Stick with the Tried and True
As a Connelly skier, I know that hundreds of thousands of dollars and many generations of world-class skiers have produced the factory settings for each Connelly ski that hits the market. As a result, the only foolproof method for ensuring you’re riding a ski capable of taking you to the top is to stay very close to factory settings.
Fin settings can make or break your skiing career. Connelly fin boxes don’t move, but if you bend a fin, change skis or move your fin, make sure you can put it all back exactly where it was.
Go to the Pros
Sure, there’s plenty of information out there about how to set up your ski for the first time, but nothing beats seeing firsthand how a fin is set up and bindings are measured, so make sure to consult the resident expert at your local ski shop or ski school.
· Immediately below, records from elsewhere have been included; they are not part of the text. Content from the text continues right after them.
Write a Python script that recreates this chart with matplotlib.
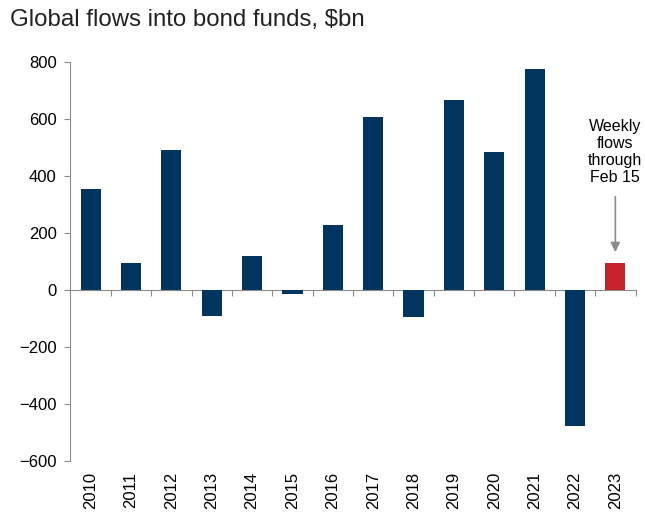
import matplotlib.pyplot as plt

# Dados (em $bn)
anos = ['2010', '2011', '2012', '2013', '2014', '2015', '2016',
        '2017', '2018', '2019', '2020', '2021', '2022', '2023']
fluxos = [354, 95, 491, -91, 119, -14, 228, 607, -95, 667, 484, 775, -477, 95]
cores = ['#00355f'] * 13 + ['#c3242b']

plt.rcParams['font.family'] = ['Liberation Sans', 'DejaVu Sans']

fig = plt.figure(figsize=(6.45, 5.13), dpi=100)
ax = fig.add_axes([0.1093, 0.1014, 0.8760, 0.7776])

x = list(range(len(anos)))
ax.bar(x, fluxos, width=0.5, color=cores, zorder=3)

ax.set_xlim(-0.5, len(anos) - 0.5)
ax.set_ylim(-600, 800)
ax.set_yticks(range(-600, 801, 200))

cinza = '#8c8c8c'
for s in ['top', 'right', 'bottom']:
    ax.spines[s].set_visible(False)
ax.spines['left'].set_color(cinza)
ax.tick_params(axis='y', colors=cinza, labelcolor='black', labelsize=12,
               length=4, direction='out', pad=6)

# rotulos dos anos embaixo
ax.set_xticks(x)
ax.set_xticklabels(anos, rotation=90, fontsize=12)
ax.tick_params(axis='x', length=0, pad=8)

# linha do zero com marcas entre categorias
eixo0 = ax.secondary_xaxis(0, transform=ax.transData)
eixo0.spines['bottom'].set_color(cinza)
eixo0.set_xticks([i + 0.5 for i in x])
eixo0.set_xticklabels([])
eixo0.tick_params(axis='x', colors=cinza, length=4, direction='out')

# anotacao 2023
ax.annotate('', xy=(13, 133), xytext=(13, 328),
            arrowprops=dict(arrowstyle='-|>', color=cinza, lw=1.2,
                            mutation_scale=14, shrinkA=0, shrinkB=0))
ax.text(13, 370, 'Weekly\nflows\nthrough\nFeb 15', ha='center', va='bottom',
        fontsize=11.5, linespacing=1.15)

fig.text(0.015, 0.961, 'Global flows into bond funds, $bn', fontsize=17.3,
         va='center', ha='left', color='#222222')

plt.savefig('out.png', dpi=100)
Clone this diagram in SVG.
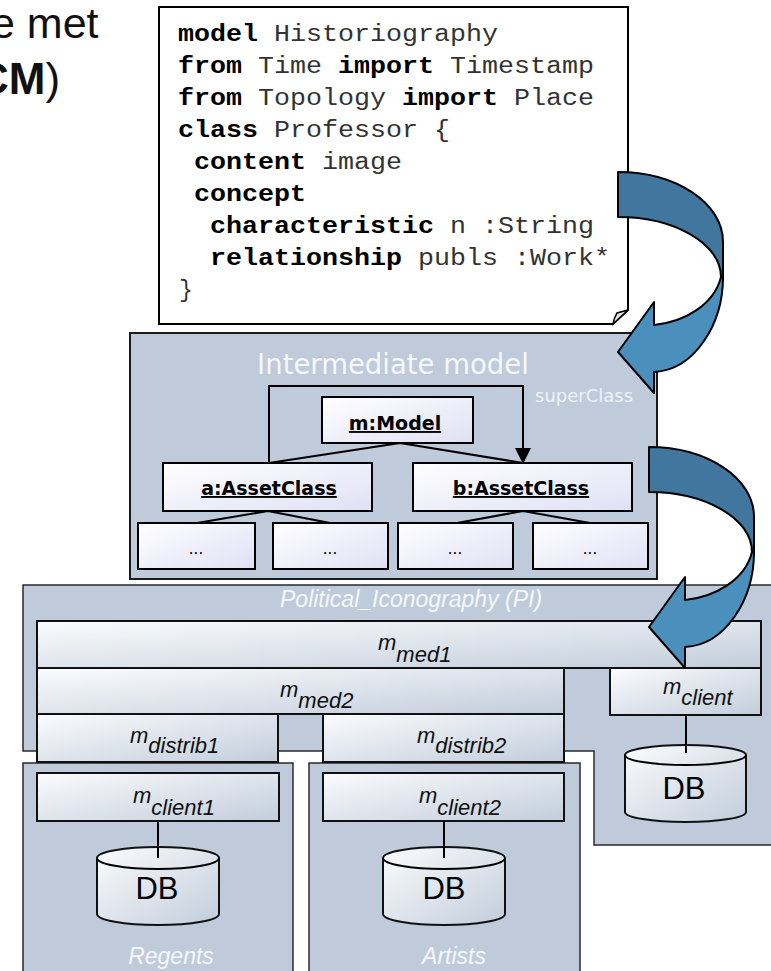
<svg xmlns="http://www.w3.org/2000/svg" width="771" height="971" viewBox="0 0 771 971">
<defs>
<linearGradient id="gNode" x1="0" y1="0" x2="1" y2="1"><stop offset="0" stop-color="#ffffff"/><stop offset="1" stop-color="#e0e0f5"/></linearGradient>
<linearGradient id="gM" x1="0" y1="0" x2="1" y2="1"><stop offset="0" stop-color="#fbfcfd"/><stop offset="1" stop-color="#c2cddb"/></linearGradient>
<marker id="tri" markerWidth="16" markerHeight="16" viewBox="0 0 16 16" refX="15" refY="8" orient="auto" markerUnits="userSpaceOnUse"><path d="M0,0 L16,8 L0,16 Z" fill="#000"/></marker>
<g id="bigArrow">
<path d="M649,447 C707,447 754,478 754,517 L754,555 L752,552 C752,519 706,492 649,492 Z" fill="#41779f" stroke="#000" stroke-width="2" stroke-linejoin="round"/>
<path d="M754,552 C754,600 725,645 685,647 L685,668 L649,627 L685,577 L685,600 C715,597 745,580 752,552 Z" fill="#4b8fbd" stroke="#000" stroke-width="2" stroke-linejoin="round"/>
</g>
</defs>
<style>
.panel{fill:#bfcbda;stroke:#2a2a2a;stroke-width:1.5}
.node{fill:url(#gNode);stroke:#000;stroke-width:2}
.mbox{fill:url(#gM);stroke:#111;stroke-width:2}
.db{fill:url(#gM);stroke:#111;stroke-width:2}
.code{font-family:"Liberation Mono","Courier New",monospace;font-size:23px;fill:#333}
.kw{font-weight:bold;fill:#000}
.im{font-family:"DejaVu Sans",Verdana,sans-serif}
.ml{font-family:"Liberation Sans",Arial,sans-serif;font-style:italic;font-size:22px;fill:#111}
.wl{font-family:"Liberation Sans",Arial,sans-serif;font-style:italic;font-size:23px;fill:#f5f7fa}
.dbt{font-family:"Liberation Sans",Arial,sans-serif;font-size:31px;fill:#000;text-anchor:middle}
.ln{stroke:#000;stroke-width:2;fill:none}
.hd{font-family:"Liberation Sans",Arial,sans-serif;fill:#111}
</style>

<g id="title">
<text class="hd" x="-9" y="38" font-size="43">e met</text>
<text class="hd" x="-23" y="94" font-size="44"><tspan font-weight="bold">CM</tspan>)</text>
</g>

<g id="pi-panel">
<path class="panel" d="M23,585 H775 V845 H594 V751 H23 Z"/>
<text class="wl" x="280" y="607">Political_Iconography (PI)</text>
</g>
<g id="regents">
<rect class="panel" x="23" y="763" width="270" height="220"/>
<text class="wl" x="171" y="964" text-anchor="middle">Regents</text>
</g>
<g id="artists">
<rect class="panel" x="309" y="763" width="271" height="220"/>
<text class="wl" x="454" y="964" text-anchor="middle">Artists</text>
</g>

<g id="m-med1"><rect class="mbox" x="37" y="621" width="724" height="47"/><text class="ml" x="378" y="650">m<tspan dy="12">med1</tspan></text></g>
<g id="m-med2"><rect class="mbox" x="37" y="668" width="527" height="46"/><text class="ml" x="280" y="697">m<tspan dy="11">med2</tspan></text></g>
<g id="m-distrib1"><rect class="mbox" x="37" y="714" width="241" height="48"/><text class="ml" x="130" y="743">m<tspan dy="10">distrib1</tspan></text></g>
<g id="m-distrib2"><rect class="mbox" x="323" y="714" width="241" height="48"/><text class="ml" x="417" y="743">m<tspan dy="10">distrib2</tspan></text></g>
<g id="m-client"><rect class="mbox" x="610" y="668" width="151" height="47"/><text class="ml" x="663" y="694">m<tspan dy="11">client</tspan></text></g>
<g id="m-client1"><rect class="mbox" x="37" y="773" width="242" height="48"/><text class="ml" x="133" y="803">m<tspan dy="12">client1</tspan></text></g>
<g id="m-client2"><rect class="mbox" x="323" y="773" width="241" height="48"/><text class="ml" x="419" y="803">m<tspan dy="12">client2</tspan></text></g>

<g id="db-pi">
<path class="db" d="M625,755 A60.5,10 0 0 1 746,755 V812 A60.5,10 0 0 1 625,812 Z"/>
<path class="ln" d="M625,755 A60.5,10 0 0 0 746,755"/>
<text class="dbt" x="684" y="799">DB</text>
</g>
<g id="db-regents">
<path class="db" d="M97,858 A61,11 0 0 1 219,858 V914 A61,11 0 0 1 97,914 Z"/>
<path class="ln" d="M97,858 A61,11 0 0 0 219,858"/>
<text class="dbt" x="157" y="899">DB</text>
</g>
<g id="db-artists">
<path class="db" d="M383,858 A61,11 0 0 1 505,858 V914 A61,11 0 0 1 383,914 Z"/>
<path class="ln" d="M383,858 A61,11 0 0 0 505,858"/>
<text class="dbt" x="444" y="899">DB</text>
</g>

<g id="code">
<path d="M159,7 H628 V310 L613,324 H159 Z" fill="#fff" stroke="#000" stroke-width="2"/>
<path d="M628,310 L617,313 Q614,318 613,324 Z" fill="#e4e4e4" stroke="#000" stroke-width="1.5"/>
<text class="code" x="178" y="41" textLength="320" lengthAdjust="spacingAndGlyphs"><tspan class="kw">model</tspan> Historiography</text>
<text class="code" x="178" y="73" textLength="416" lengthAdjust="spacingAndGlyphs"><tspan class="kw">from</tspan> Time <tspan class="kw">import</tspan> Timestamp</text>
<text class="code" x="178" y="105" textLength="416" lengthAdjust="spacingAndGlyphs"><tspan class="kw">from</tspan> Topology <tspan class="kw">import</tspan> Place</text>
<text class="code" x="178" y="137" textLength="272" lengthAdjust="spacingAndGlyphs"><tspan class="kw">class</tspan> Professor {</text>
<text class="code" x="194" y="169" textLength="208" lengthAdjust="spacingAndGlyphs"><tspan class="kw">content</tspan> image</text>
<text class="code" x="194" y="201" textLength="112" lengthAdjust="spacingAndGlyphs"><tspan class="kw">concept</tspan></text>
<text class="code" x="210" y="233" textLength="384" lengthAdjust="spacingAndGlyphs"><tspan class="kw">characteristic</tspan> n :String</text>
<text class="code" x="210" y="265" textLength="400" lengthAdjust="spacingAndGlyphs"><tspan class="kw">relationship</tspan> publs :Work*</text>
<text class="code" x="179" y="297">}</text>
</g>

<g id="intermediate">
<rect x="130" y="333" width="527" height="246" fill="#bfcbda" stroke="#1a1a1a" stroke-width="2"/>
<text class="im" x="393" y="374" font-size="27.5" fill="#f5f7fa" text-anchor="middle">Intermediate model</text>
<text class="im" x="535" y="402" font-size="18" fill="#eef2f6">superClass</text>
</g>
<g id="m-model"><rect class="node" x="322" y="397" width="151" height="46"/><text class="im" x="395" y="430" font-size="19" font-weight="bold" text-anchor="middle" text-decoration="underline">m:Model</text></g>
<g id="a-assetclass"><rect class="node" x="163" y="463" width="209" height="48"/><text class="im" x="269" y="495" font-size="19" font-weight="bold" text-anchor="middle" text-decoration="underline">a:AssetClass</text></g>
<g id="b-assetclass"><rect class="node" x="413" y="463" width="219" height="48"/><text class="im" x="521" y="495" font-size="19" font-weight="bold" text-anchor="middle" text-decoration="underline">b:AssetClass</text></g>
<g id="sub1"><rect class="node" x="138" y="523" width="117" height="46"/><text class="im" x="196" y="554" font-size="15" text-anchor="middle">...</text></g>
<g id="sub2"><rect class="node" x="273" y="523" width="115" height="46"/><text class="im" x="330" y="554" font-size="15" text-anchor="middle">...</text></g>
<g id="sub3"><rect class="node" x="398" y="523" width="115" height="46"/><text class="im" x="455" y="554" font-size="15" text-anchor="middle">...</text></g>
<g id="sub4"><rect class="node" x="533" y="523" width="115" height="46"/><text class="im" x="590" y="554" font-size="15" text-anchor="middle">...</text></g>

<g id="connectors">
<path class="ln" d="M400,443 L269,463 M400,443 L523,463"/>
<path class="ln" d="M269,463 V386 H523 V463" marker-end="url(#tri)"/>
<path class="ln" d="M268,511 L197,523 M268,511 L330,523 M523,511 L457,523 M523,511 L590,523"/>
<path class="ln" d="M686,715 V753 M158,821 V858 M444,821 V858"/>
<use href="#bigArrow" transform="translate(-31,-275)"/>
<use href="#bigArrow"/>
</g>
</svg>
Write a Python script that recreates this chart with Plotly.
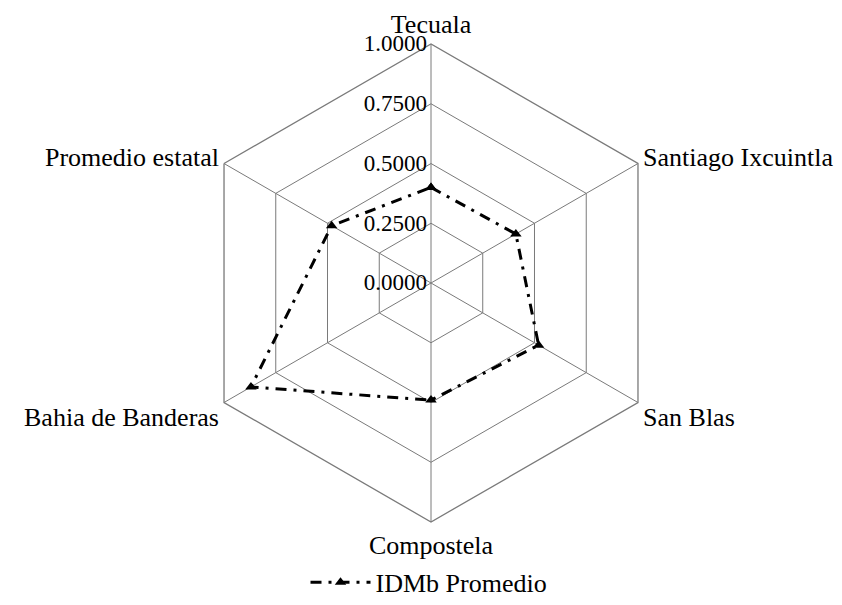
import plotly.graph_objects as go

categories = ["Tecuala", "Santiago Ixcuintla", "San Blas", "Compostela",
              "Bahia de Banderas", "Promedio estatal"]
values = [0.40, 0.41, 0.52, 0.49, 0.87, 0.48]
series_name = "IDMb Promedio"
tick_vals = [0, 0.25, 0.5, 0.75, 1.0]
tick_text = ["0.0000", "0.2500", "0.5000", "0.7500", "1.0000"]

fig = go.Figure()
fig.add_trace(go.Scatterpolar(
    r=values + values[:1],
    theta=categories + categories[:1],
    mode="lines+markers",
    name=series_name,
    line=dict(color="black", width=3, dash="11px,7px,3px,7px"),
    marker=dict(symbol="triangle-up", size=10, color="black"),
))

font = "Liberation Serif"
fig.update_layout(
    width=842, height=605,
    paper_bgcolor="white", plot_bgcolor="white",
    font=dict(family=font, size=26, color="black"),
    margin=dict(l=184, r=180, t=36, b=91),
    showlegend=True,
    legend=dict(orientation="h", x=0.5, xanchor="center", xref="container",
                y=0.012, yanchor="bottom", yref="container",
                itemwidth=60, font=dict(size=26)),
    polar=dict(
        bgcolor="white",
        gridshape="linear",
        domain=dict(x=[0, 1], y=[0, 1]),
        angularaxis=dict(direction="clockwise", rotation=90,
                         linecolor="#7a7a7a", linewidth=1.3,
                         gridcolor="#7a7a7a", gridwidth=1.3,
                         ticks="", tickfont=dict(size=26)),
        radialaxis=dict(range=[0, 1], tickvals=tick_vals, ticktext=tick_text,
                        angle=90, tickangle=90, side="counterclockwise",
                        showline=False, gridcolor="#7a7a7a", gridwidth=1.3,
                        ticks="", tickfont=dict(size=23)),
    ),
)
fig.write_html("out.html")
With hard-shell bindings, I recommend slightly twisting the left binding to the left and the right binding to the right, which gives your knees a more natural forward flex. Also, you may want to cant your left boot to the left and your right boot to the right by jamming something under the opposite side of each boot. This will generally increase the range of motion in your front ankle. Both of these should be very minute adjustments.
When I first began fin tweaking, I would move one direction at a time. When I am on a new ski today and it’s time to move my fin, I typically move in all three directions at once. Each change you make influences everything else. So by only moving one at a time I feel like I’m just dancing around the numbers I actually want. It may seem complex, but moving all three directions at once allows me to keep the same surface area as the factory setting and helps me find the results I’m looking for faster. Typically I move either shallower, forward and longer than factory or deeper, shorter and back from factory. However, I only tweak when I’m trying a new ski.
Try and Try Again
It’s not very scientific, but good old trial and error is the best way to fine-tune your setup. If moving something works well, move it again until it begins to become a negative and then settle halfway between the too-far mark and your starting position. But as I mentioned before, staying close to factory is the only foolproof method to ensure you are riding a ski that is capable of super-short lines.